Comment by Jnr

5 days ago

From my point of view it is a real usability issue.

zfs modules are not in the official repos. You either have to compile it on each machine or use unofficial repos, which is not exactly ideal and can break things if those repos are not up to date. And I guess it also needs some additional steps for secureboot setup on some distros?

I really want to try zfs because btrfs has some issues with RAID5 and RAID6 (it is not recommended so I don't use it) but I am not sure I want to risk the overall system stability, I would not want to end up in a situation where my machines don't boot and I have to fix it manually.

I have been using ZFS on Mint and Alpine Linux for years for all drives (including root) and have never had an issue. It's been fantastic and is super fast. My linux/zfs laptop loads games much faster than an identical machine running Windows.

I have never had data corruption issues with ZFS, but I have had both xfs and ext4 destroy entire discs.
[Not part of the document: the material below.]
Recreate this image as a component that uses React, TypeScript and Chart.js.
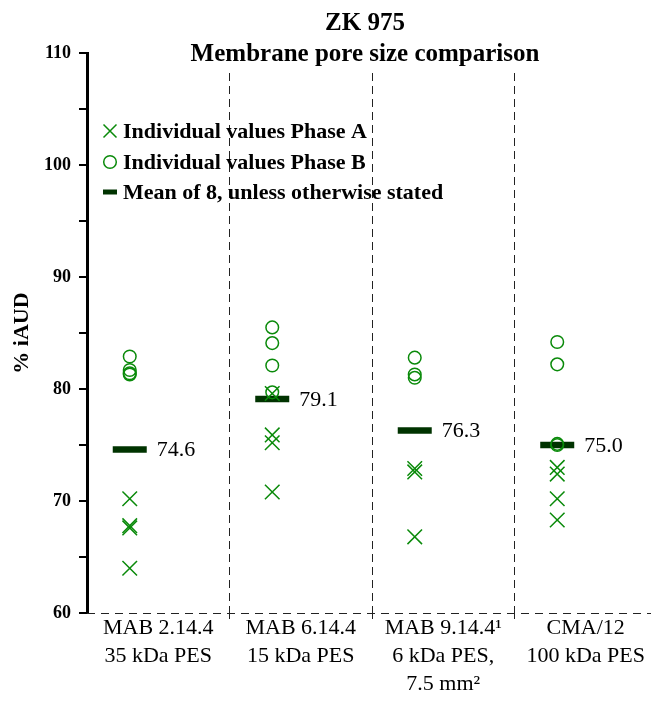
import React, { useEffect, useRef } from 'react';
import { Chart, registerables } from 'chart.js';

Chart.register(...registerables);

// ---- data ----
const categories: string[][] = [
  ['MAB 2.14.4', '35 kDa PES'],
  ['MAB 6.14.4', '15 kDa PES'],
  ['MAB 9.14.4\u00B9', '6 kDa PES,', '7.5 mm\u00B2'],
  ['CMA/12', '100 kDa PES'],
];
const phaseA: number[][] = [
  [70.2, 67.8, 67.6, 64.0],
  [79.6, 75.9, 75.2, 70.8],
  [72.9, 72.6, 66.8],
  [73.0, 72.4, 70.2, 68.3],
];
const phaseB: number[][] = [
  [82.9, 81.7, 81.4, 81.3],
  [85.5, 84.1, 82.1, 79.7],
  [82.8, 81.3, 81.0],
  [84.2, 82.2, 75.1, 75.0],
];
const means: number[] = [74.6, 79.1, 76.3, 75.0];
const yMin = 60;
const yMax = 110;
const yStep = 10;
const titleLines = ['ZK 975', 'Membrane pore size comparison'];
const yTitle = '% iAUD';
const legendLabels = [
  'Individual values Phase A',
  'Individual values Phase B',
  'Mean of 8, unless otherwise stated',
];

// ---- styles ----
const FONT = "'Liberation Serif', 'Times New Roman', serif";
const GREEN = '#0a8a0a';
const DARK = '#003300';
const MARK_SHIFT = -0.2; // markers sit left of the category centre
const X_MAX = 3.458;
const MEAN_HALF = 17;

const overlay = {
  id: 'overlay',
  beforeDatasetsDraw(chart: any) {
    const { ctx, chartArea: a, scales } = chart;
    const x = scales.x;
    ctx.save();
    ctx.strokeStyle = '#222';
    ctx.lineWidth = 1;
    const bounds: number[] = [];
    for (let i = 0; i < categories.length - 1; i++) {
      bounds.push(Math.round(x.getPixelForValue(i + 0.5)) + 0.5);
    }
    ctx.setLineDash([8, 5]);
    bounds.forEach((px) => {
      ctx.beginPath();
      ctx.moveTo(px, a.top + 20);
      ctx.lineTo(px, a.bottom);
      ctx.stroke();
    });
    ctx.setLineDash([8, 6]);
    ctx.beginPath();
    ctx.moveTo(a.left, Math.round(a.bottom) + 0.5);
    ctx.lineTo(chart.width, Math.round(a.bottom) + 0.5);
    ctx.stroke();
    ctx.setLineDash([]);
    bounds.forEach((px) => {
      ctx.beginPath();
      ctx.moveTo(px, a.bottom - 5);
      ctx.lineTo(px, a.bottom + 6);
      ctx.stroke();
    });
    ctx.restore();
  },
  afterDraw(chart: any) {
    const { ctx, chartArea: a } = chart;
    ctx.save();
    // title
    ctx.fillStyle = '#000';
    ctx.textAlign = 'center';
    ctx.textBaseline = 'alphabetic';
    ctx.font = `bold 25px ${FONT}`;
    const cx = (a.left + a.right) / 2 - 4;
    ctx.fillText(titleLines[0], cx, 30);
    ctx.fillText(titleLines[1], cx, 61);

    // legend
    const lx = a.left + 23;
    const tx = a.left + 36;
    const rows = [a.top + 78, a.top + 109, a.top + 139];
    ctx.font = `bold 22px ${FONT}`;
    ctx.textAlign = 'left';
    ctx.textBaseline = 'middle';
    rows.forEach((ry, i) => {
      ctx.strokeStyle = i === 2 ? DARK : GREEN;
      if (i === 0) {
        ctx.lineWidth = 1.5;
        ctx.beginPath();
        ctx.moveTo(lx - 6.5, ry - 6.5);
        ctx.lineTo(lx + 6.5, ry + 6.5);
        ctx.moveTo(lx + 6.5, ry - 6.5);
        ctx.lineTo(lx - 6.5, ry + 6.5);
        ctx.stroke();
      } else if (i === 1) {
        ctx.lineWidth = 1.5;
        ctx.beginPath();
        ctx.arc(lx, ry, 6.3, 0, Math.PI * 2);
        ctx.stroke();
      } else {
        ctx.lineWidth = 5;
        ctx.beginPath();
        ctx.moveTo(lx - 7, ry);
        ctx.lineTo(lx + 7, ry);
        ctx.stroke();
      }
      ctx.fillStyle = '#000';
      ctx.fillText(legendLabels[i], tx, ry + 1);
    });

    // mean value labels
    ctx.font = `22px ${FONT}`;
    const meta = chart.getDatasetMeta(2);
    meta.data.forEach((el: any, i: number) => {
      ctx.fillText(means[i].toFixed(1), el.x + MEAN_HALF + 10, el.y + 1);
    });
    ctx.restore();
  },
};

export default function App() {
  const ref = useRef<HTMLCanvasElement | null>(null);

  useEffect(() => {
    if (!ref.current) return;
    const aPts = phaseA.flatMap((vals, i) => vals.map((y) => ({ x: i + MARK_SHIFT, y })));
    const bPts = phaseB.flatMap((vals, i) => vals.map((y) => ({ x: i + MARK_SHIFT, y })));
    const mPts = means.map((y, i) => ({ x: i + MARK_SHIFT, y }));

    const chart = new Chart(ref.current, {
      type: 'scatter',
      data: {
        datasets: [
          {
            label: legendLabels[0],
            data: aPts,
            pointStyle: 'crossRot',
            pointRadius: 10.3,
            borderColor: GREEN,
            backgroundColor: GREEN,
            pointBorderWidth: 1.5,
          },
          {
            label: legendLabels[1],
            data: bPts,
            pointStyle: 'circle',
            pointRadius: 6.3,
            borderColor: GREEN,
            backgroundColor: 'rgba(0,0,0,0)',
            pointBorderWidth: 1.5,
          },
          {
            label: legendLabels[2],
            data: mPts,
            pointStyle: 'line',
            pointRadius: MEAN_HALF,
            borderColor: DARK,
            backgroundColor: DARK,
            pointBorderWidth: 6.5,
          },
        ],
      } as any,
      options: {
        animation: false,
        responsive: true,
        maintainAspectRatio: false,
        events: [],
        layout: { autoPadding: false, padding: { top: 53, left: 0, right: 0, bottom: 0 } },
        plugins: {
          legend: { display: false },
          tooltip: { enabled: false },
          title: { display: false },
        },
        scales: {
          x: {
            type: 'linear',
            position: 'bottom',
            min: -0.5,
            max: X_MAX,
            grid: { display: false, drawTicks: false },
            border: { display: false },
            afterBuildTicks: (scale: any) => {
              scale.ticks = categories.map((_, i) => ({ value: i }));
            },
            afterFit: (scale: any) => {
              scale.height = 89;
              scale.paddingLeft = 0;
              scale.paddingRight = 0;
            },
            ticks: {
              autoSkip: false,
              maxRotation: 0,
              minRotation: 0,
              padding: 1,
              color: '#000',
              font: { family: FONT, size: 22, lineHeight: 1.27 },
              callback: (v: any) => categories[v] ?? '',
            },
          },
          y: {
            min: yMin,
            max: yMax,
            afterFit: (scale: any) => {
              scale.width = 87;
              scale.paddingTop = 0;
              scale.paddingBottom = 0;
            },
            grid: {
              display: true,
              drawOnChartArea: false,
              drawTicks: true,
              tickLength: 8,
              color: '#000',
              lineWidth: 2,
            },
            border: { display: true, color: '#000', width: 3 },
            ticks: {
              stepSize: yStep / 2,
              padding: 8,
              color: '#000',
              font: { family: FONT, size: 18, weight: 'bold' },
              callback: (v: any) => (Number(v) % yStep === 0 ? String(v) : ''),
            },
            title: {
              display: true,
              text: yTitle,
              color: '#000',
              font: { family: FONT, size: 22, weight: 'bold' },
              padding: { top: 9, bottom: 0 },
            },
          },
        },
      } as any,
      plugins: [overlay],
    });
    return () => chart.destroy();
  }, []);

  return (
    <div style={{ position: 'absolute', left: 0, top: 0, width: 651, height: 702, background: '#fff' }}>
      <canvas ref={ref} />
    </div>
  );
}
Why are you considering raid5/6? Are you considering building a large storage array? If the data will fit comfortably (50-60% utilization) on one drive, all you need is raid1. Btrfs is fine for raid1 (raid1c3 for extra redundancy); it might have hidden bugs, but no filesystem is immune from those; zfs had a data loss bug (it was rare, but it happened) a year ago.

Why use zfs for a boot partition? Unless you're using every disk mounting point and nvme slot for a single large raid array, you can use a cheap 512GB nvme drive or old spare 2.5" ssd for the boot volume. Or two, in btrfs raid1 if you absolutely must... but do you even need redundancy or datasum (which can hurt performance) to protect OS files? Do you really care if static package files get corrupted? Those are easily reinstalled, and modern quality brand SSDs are quite reliable.

  • I am already using ext4 for /boot and / on nvme, and I am happy with that.

    I want to use raid 5 for the large storage mount point that holds non-OS files. I want both space and redundancy. Currently I have several separate raid1 btrfs mounts since it is recommended against raid5.